WIT Press


Fast Outlier Detection Using Rough Sets Theory

Price

Free (open access)

Paper DOI

10.2495/DATA080031

Volume

40

Pages

10

Page Range

25 - 34

Published

2008

Size

692 kb

Author(s)

F. Shaari, A. A. Bakar & A. R. Hamdan

Abstract

In many Knowledge Discovery applications, finding outliers is more interesting than finding inliers in a dataset. The perception of outliers is rare cases in dataset in which is being described as abnormal data in the information table. Outliers detections are applied in many important applications like fraud detection systems to uncover the suspicious objects which may have important knowledge hidden in the system. A new outlier detection technique based on Rough Sets Theory (RST) is hereby proposed. RSetOF is a new measure for the outlier factor based on RST. By employing this factor, a new formulation for detecting outlier is established. The outlyingness of outliers objects in a dataset using this measurement is identified. To detect outliers, two measurements which are the top n ratio and the coverage ratio are presented.
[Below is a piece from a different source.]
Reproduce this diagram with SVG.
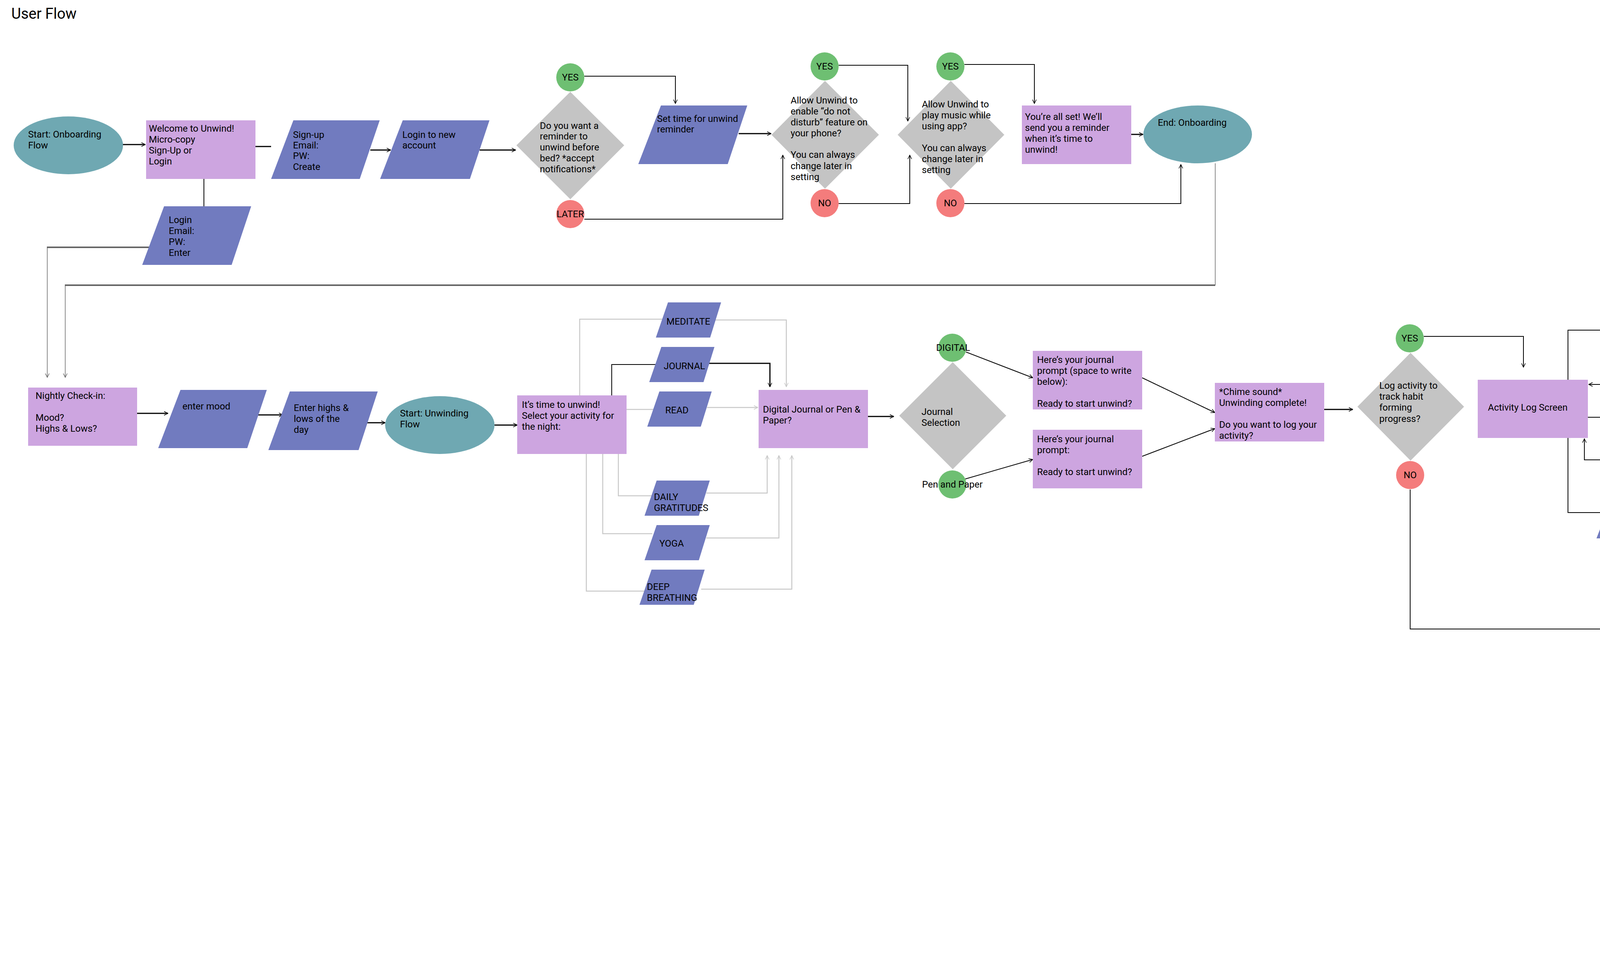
<svg xmlns="http://www.w3.org/2000/svg" width="4858" height="2470" viewBox="0 0 4858 2470">
<style>
text{font-family:Roboto,"Liberation Sans",sans-serif;font-size:24px;fill:#000}
.t{fill:#6FA8B2}.p{fill:#CDA5E0}.b{fill:#717BBF}.d{fill:#C4C4C4}.g{fill:#6EBF72}.r{fill:#F47C7C}
.c{fill:none;stroke:#000;stroke-width:3}.c1{fill:none;stroke:#000;stroke-width:2}
.lg{fill:none;stroke:#C8C8C8;stroke-width:2.5}.dg{fill:none;stroke:#666;stroke-width:1.5}.dg3{fill:none;stroke:#666;stroke-width:4}
.m{text-anchor:middle}
</style>
<defs>
<marker id="a" viewBox="0 0 12 12" refX="11" refY="6" markerWidth="12" markerHeight="12" markerUnits="userSpaceOnUse" orient="auto"><path d="M1,1 L11,6 L1,11" fill="none" stroke="#000" stroke-width="1.5"/></marker>
<marker id="ag" viewBox="0 0 12 12" refX="11" refY="6" markerWidth="12" markerHeight="12" markerUnits="userSpaceOnUse" orient="auto"><path d="M1,1 L11,6 L1,11" fill="none" stroke="#C8C8C8" stroke-width="1.5"/></marker>
<marker id="ad" viewBox="0 0 12 12" refX="11" refY="6" markerWidth="12" markerHeight="12" markerUnits="userSpaceOnUse" orient="auto"><path d="M1,1 L11,6 L1,11" fill="none" stroke="#666" stroke-width="1.5"/></marker>
</defs>
<rect width="4858" height="2470" fill="#fff"/>
<text x="29" y="48" style="font-size:38px">User Flow</text>

<g id="connectors">
<path class="c" d="M314,370 H372" marker-end="url(#a)"/>
<path class="c" d="M654,375 H694"/>
<path class="c1" d="M522,458 V528"/>
<path class="c" d="M948,384 H1000" marker-end="url(#a)"/>
<path class="c" d="M1228,384 H1320" marker-end="url(#a)"/>
<path class="c1" d="M1496,195 H1729 V265" marker-end="url(#a)"/>
<path class="c1" d="M1496,561 H2004 V397" marker-end="url(#a)"/>
<path class="c" d="M1891,342 H1974" marker-end="url(#a)"/>
<path class="c1" d="M2147,167 H2324 V310" marker-end="url(#a)"/>
<path class="c1" d="M2147,521 H2329 V397" marker-end="url(#a)"/>
<path class="c1" d="M2469,165 H2648 V265" marker-end="url(#a)"/>
<path class="c1" d="M2469,521 H3023 V421" marker-end="url(#a)"/>
<path class="c" d="M2896,344 H2926" marker-end="url(#a)"/>
<path class="dg" d="M3111,418 V730"/>
<path class="dg3" d="M3111,730 H166"/>
<path class="dg" d="M167,730 V966" marker-end="url(#ad)"/>
<path class="dg3" d="M385,633 H120"/>
<path class="dg" d="M121,633 V966" marker-end="url(#ad)"/>
<path class="c" d="M351,1058 H430" marker-end="url(#a)"/>
<path class="c" d="M660,1062 H724" marker-end="url(#a)"/>
<path class="c" d="M940,1082 H986" marker-end="url(#a)"/>
<path class="c" d="M1266,1088 H1324" marker-end="url(#a)"/>
<path class="lg" d="M1484,1012 V817 H1700"/>
<path class="lg" d="M1830,819 H2013 V990" marker-end="url(#ag)"/>
<path class="c1" d="M1566,1012 V933 H1680"/>
<path class="c" d="M1812,930 H1971 V990" marker-end="url(#a)"/>
<path class="lg" d="M1604,1048 H1675"/>
<path class="lg" d="M1810,1043 H1940" marker-end="url(#ag)"/>
<path class="lg" d="M1583,1162 V1269 H1670"/>
<path class="lg" d="M1808,1262 H1964 V1166" marker-end="url(#ag)"/>
<path class="lg" d="M1543,1162 V1366 H1670"/>
<path class="lg" d="M1808,1377 H1994 V1166" marker-end="url(#ag)"/>
<path class="lg" d="M1501,1162 V1513 H1660"/>
<path class="lg" d="M1795,1508 H2027 V1166" marker-end="url(#ag)"/>
<path class="c" d="M2222,1066 H2288" marker-end="url(#a)"/>
<path class="c1" d="M2473,901 L2644,967" marker-end="url(#a)"/>
<path class="c1" d="M2471,1226 L2644,1176" marker-end="url(#a)"/>
<path class="c1" d="M2924,967 L3110,1056" marker-end="url(#a)"/>
<path class="c1" d="M2924,1168 L3110,1097" marker-end="url(#a)"/>
<path class="c" d="M3390,1048 H3463" marker-end="url(#a)"/>
<path class="c1" d="M3645,861 H3900 V940" marker-end="url(#a)"/>
<path class="c1" d="M4014,972 V845 H4140"/>
<path class="c1" d="M4198,923 V984 H4067" marker-end="url(#a)"/>
<path class="c1" d="M4065,1068 H4135"/>
<path class="c1" d="M4185,1152 V1177 H4056 V1123" marker-end="url(#a)"/>
<path class="c1" d="M4014,1121 V1312 H4110"/>
<path class="c" d="M4350,1310 H4561 V974" marker-end="url(#a)"/>
<path class="c1" d="M3610,1253 V1610 H4637 V974" marker-end="url(#a)"/>
</g>

<g id="start-onboarding"><ellipse class="t" cx="175" cy="372" rx="140" ry="74"/><text x="72" y="352">Start: Onboarding</text><text x="72" y="380">Flow</text></g>
<g id="welcome"><rect class="p" x="374" y="308" width="280" height="150"/><text x="381" y="337">Welcome to Unwind!</text><text x="381" y="365">Micro-copy</text><text x="381" y="393">Sign-Up or</text><text x="381" y="421">Login</text></g>
<g id="signup"><polygon class="b" points="751,308 972,308 921,458 694,458"/><text x="750" y="353">Sign-up</text><text x="750" y="380">Email:</text><text x="750" y="407">PW:</text><text x="750" y="435">Create</text></g>
<g id="login-new"><polygon class="b" points="1031,308 1253,308 1203,458 973,458"/><text x="1030" y="353">Login to new</text><text x="1030" y="380">account</text></g>
<g id="login"><polygon class="b" points="420,528 643,528 593,678 364,678"/><text x="432" y="571">Login</text><text x="432" y="599">Email:</text><text x="432" y="627">PW:</text><text x="432" y="655">Enter</text></g>
<g id="q-reminder"><polygon class="d" points="1460,235 1598,372 1460,510 1322,372"/><text x="1382" y="330">Do you want a</text><text x="1382" y="357">reminder to</text><text x="1382" y="385">unwind before</text><text x="1382" y="413">bed? *accept</text><text x="1382" y="441">notifications*</text></g>
<g id="yes1"><ellipse class="g" cx="1460" cy="198" rx="36" ry="36"/><text class="m" x="1460" y="206">YES</text></g>
<g id="later"><ellipse class="r" cx="1460" cy="548" rx="36" ry="36"/><text class="m" x="1460" y="556">LATER</text></g>
<g id="set-time"><polygon class="b" points="1692,270 1913,270 1863,420 1634,420"/><text x="1682" y="312">Set time for unwind</text><text x="1682" y="339">reminder</text></g>
<g id="q-dnd"><polygon class="d" points="2112,207 2250,345 2112,483 1975,345"/><text x="2024" y="265">Allow Unwind to</text><text x="2024" y="293">enable “do not</text><text x="2024" y="321">disturb” feature on</text><text x="2024" y="349">your phone?</text><text x="2024" y="404">You can always</text><text x="2024" y="433">change later in</text><text x="2024" y="461">setting</text></g>
<g id="yes2"><ellipse class="g" cx="2111" cy="170" rx="36" ry="36"/><text class="m" x="2111" y="178">YES</text></g>
<g id="no2"><ellipse class="r" cx="2111" cy="520" rx="36" ry="36"/><text class="m" x="2111" y="528">NO</text></g>
<g id="q-music"><polygon class="d" points="2434,207 2571,345 2434,483 2298,345"/><text x="2360" y="275">Allow Unwind to</text><text x="2360" y="303">play music while</text><text x="2360" y="331">using app?</text><text x="2360" y="387">You can always</text><text x="2360" y="415">change later in</text><text x="2360" y="443">setting</text></g>
<g id="yes3"><ellipse class="g" cx="2433" cy="170" rx="36" ry="36"/><text class="m" x="2433" y="178">YES</text></g>
<g id="no3"><ellipse class="r" cx="2433" cy="520" rx="36" ry="36"/><text class="m" x="2433" y="528">NO</text></g>
<g id="all-set"><rect class="p" x="2616" y="270" width="280" height="150"/><text x="2624" y="307">You’re all set! We’ll</text><text x="2624" y="335">send you a reminder</text><text x="2624" y="363">when it’s time to</text><text x="2624" y="391">unwind!</text></g>
<g id="end-onboarding"><ellipse class="t" cx="3066" cy="344" rx="139" ry="74"/><text x="2964" y="322">End: Onboarding</text></g>

<g id="nightly"><rect class="p" x="72" y="992" width="279" height="149"/><text x="91" y="1021">Nightly Check-in:</text><text x="91" y="1077">Mood?</text><text x="91" y="1105">Highs &amp; Lows?</text></g>
<g id="enter-mood"><polygon class="b" points="462,998 683,998 633,1147 405,1147"/><text x="467" y="1048">enter mood</text></g>
<g id="enter-highs"><polygon class="b" points="742,1002 967,1002 918,1152 687,1152"/><text x="752" y="1052">Enter highs &amp;</text><text x="752" y="1080">lows of the</text><text x="752" y="1108">day</text></g>
<g id="start-unwinding"><ellipse class="t" cx="1126" cy="1088" rx="140" ry="74"/><text x="1024" y="1066">Start: Unwinding</text><text x="1024" y="1094">Flow</text></g>
<g id="time-to-unwind"><rect class="p" x="1324" y="1012" width="280" height="150"/><text x="1336" y="1044">It’s time to unwind!</text><text x="1336" y="1072">Select your activity for</text><text x="1336" y="1100">the night:</text></g>
<g id="meditate"><polygon class="b" points="1710,774 1846,774 1818,864 1679,864"/><text x="1706" y="831">MEDITATE</text></g>
<g id="journal"><polygon class="b" points="1693,888 1829,888 1801,978 1662,978"/><text x="1699" y="945">JOURNAL</text></g>
<g id="read"><polygon class="b" points="1688,1002 1822,1002 1794,1092 1657,1092"/><text x="1703" y="1058">READ</text></g>
<g id="gratitudes"><polygon class="b" points="1681,1230 1817,1230 1789,1320 1650,1320"/><text x="1674" y="1280">DAILY</text><text x="1674" y="1308">GRATITUDES</text></g>
<g id="yoga"><polygon class="b" points="1681,1344 1817,1344 1789,1434 1650,1434"/><text x="1688" y="1399">YOGA</text></g>
<g id="breathing"><polygon class="b" points="1668,1458 1804,1458 1776,1548 1637,1548"/><text x="1656" y="1510">DEEP</text><text x="1656" y="1538">BREATHING</text></g>
<g id="digital-or-paper"><rect class="p" x="1942" y="998" width="280" height="149"/><text x="1953" y="1056">Digital Journal or Pen &amp;</text><text x="1953" y="1084">Paper?</text></g>
<g id="journal-selection"><polygon class="d" points="2439,927 2576,1064 2439,1201 2302,1064"/><text x="2359" y="1062">Journal</text><text x="2359" y="1090">Selection</text></g>
<g id="digital"><ellipse class="g" cx="2438" cy="890" rx="36" ry="36"/><text class="m" x="2440" y="898">DIGITAL</text></g>
<g id="pen-paper"><ellipse class="g" cx="2438" cy="1240" rx="36" ry="36"/><text class="m" x="2438" y="1248">Pen and Paper</text></g>
<g id="prompt-digital"><rect class="p" x="2644" y="898" width="280" height="150"/><text x="2655" y="929">Here’s your journal</text><text x="2655" y="957">prompt (space to write</text><text x="2655" y="985">below):</text><text x="2655" y="1041">Ready to start unwind?</text></g>
<g id="prompt-paper"><rect class="p" x="2644" y="1100" width="280" height="150"/><text x="2655" y="1132">Here’s your journal</text><text x="2655" y="1160">prompt:</text><text x="2655" y="1216">Ready to start unwind?</text></g>
<g id="chime"><rect class="p" x="3110" y="980" width="280" height="150"/><text x="3121" y="1011">*Chime sound*</text><text x="3121" y="1039">Unwinding complete!</text><text x="3121" y="1095">Do you want to log your</text><text x="3121" y="1123">activity?</text></g>
<g id="q-log"><polygon class="d" points="3611,903 3748,1041 3611,1179 3475,1041"/><text x="3531" y="995">Log activity to</text><text x="3531" y="1023">track habit</text><text x="3531" y="1051">forming</text><text x="3531" y="1080">progress?</text></g>
<g id="yes4"><ellipse class="g" cx="3609" cy="866" rx="36" ry="36"/><text class="m" x="3609" y="874">YES</text></g>
<g id="no4"><ellipse class="r" cx="3610" cy="1216" rx="36" ry="36"/><text class="m" x="3610" y="1224">NO</text></g>
<g id="activity-log"><rect class="p" x="3783" y="972" width="282" height="149"/><text x="3809" y="1051">Activity Log Screen</text></g>
<g id="log-activity"><polygon class="b" points="4175,774 4393,774 4346,923 4117,923"/><text x="4197" y="848">log activity</text></g>
<g id="view-past"><polygon class="b" points="4156,1002 4378,1002 4330,1152 4100,1152"/><text x="4140" y="1082">View Past Activities</text></g>
<g id="ready-bed"><polygon class="b" points="4145,1228 4365,1228 4317,1378 4087,1378"/><text x="4133" y="1301">Ready for bed</text></g>
<g id="end-sweet"><ellipse class="t" cx="4590" cy="889" rx="139" ry="74"/><text class="m" x="4590" y="878">End: Sweet</text><text class="m" x="4590" y="906">Dreams!</text></g>
</svg>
Finding top n outliers from all objects allow searching of outliers from top ranked records based on the least outlier factor value. The capability in detecting outliers at top n number of outliers will indicate how fast the detection is. The efficiency of this technique by obtaining the coverage ratio value is then tested. The maximum percentage of coverage obtained shows the maximum number of outliers detected belonging to rare cases. A comparison is hence carried out to examine the performance of the RSetAlg with a selective outlier detection method, the Frequent Pattern method referred to as FindFPOF. Ten benchmark datasets for assessing the outlier detection technique are used for this purpose. The experimental result shows that the proposed technique is competitive and proven to be better in speed of detection than the other technique. The fast and efficient detection of outliers has proven its potential as a new outliers detection technique based on RST. Keywords: outlier detection, rare, deviate, exception, deviation, anomaly, infrequent, small, imbalance.

Keywords

outlier detection, rare, deviate, exception, deviation, anomaly,infrequent, small, imbalance.